Around here, emerging from the place where you have spent a night of drunken passion is usually known by the local young people as the "WALK OF SHAME".
I have come across this countless times picking many a red faced lady up in the taxi who is still dressed in her night be fore’s glamorous outfit.
But I had never come across one quite like this Saturday mornings walk of shame, nautical style.
The call was to the dockside way out down in the docks far away off the beaten track to a place most locals would never visit. The place was guarded by a lift up barrier and a security guard on 24 hour duty, the guard when I opened my window to ask about a passenger just laughed and mumbled something into his radio.

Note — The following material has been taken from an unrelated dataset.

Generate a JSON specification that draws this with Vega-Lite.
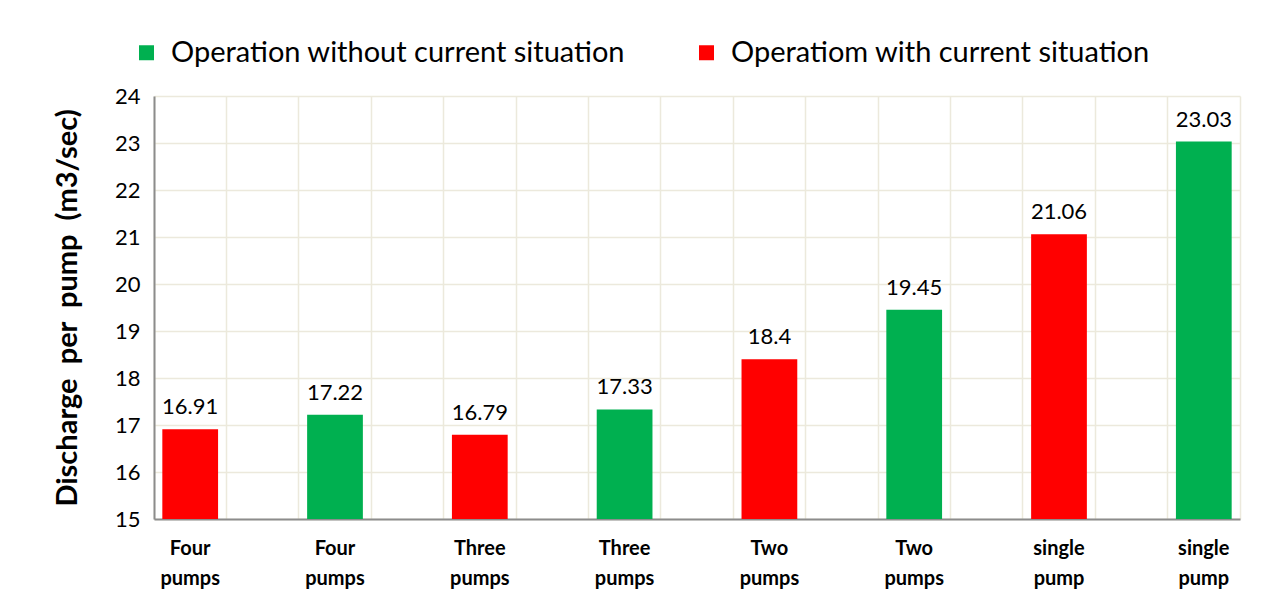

Shortly after a smirking guy in bright orange overalls got in the taxi with me and said in broken English "to ship" and directed me to the waterside where a Cypriot registered ship was tied alongside. He asked me to wait and then boarded the huge ship and went below. Several of the crew were on deck and I watched as they laughed and joked pointing below and at my taxi. All was explained when a young woman walked out onto deck blinking and shivering into the freezing daylight.
She wore a short skirt and a cropped top showing her bare midriff and definitely not the sort of shoes for walking the plank. She had to walk the full length of the ship and then totter across a rickety looking gangplank onto the dockside and then across the dock with its dirty water filled potholes before finally making the sanctuary of my taxi.. By this time, every porthole seemed to have a laughing or smirking crew member looking out watching the long walk of shame.
"Where the hell are we," she asked looking round baffled at the barren industrial landscape, I explained and then we reached the barrier with the security guy and again he couldn't stop himself from laughing as he let us out.
"Bloody hell I woke up with a hangover, the floor was moving and everyone was speaking a foreign language. I thought I'd been kidnapped,” she told me as I drove her the five miles home.
I blame the alcohol myself; still she was lucky I noticed that the ship was heading out to sea later in the day, so she could have ended up anywhere.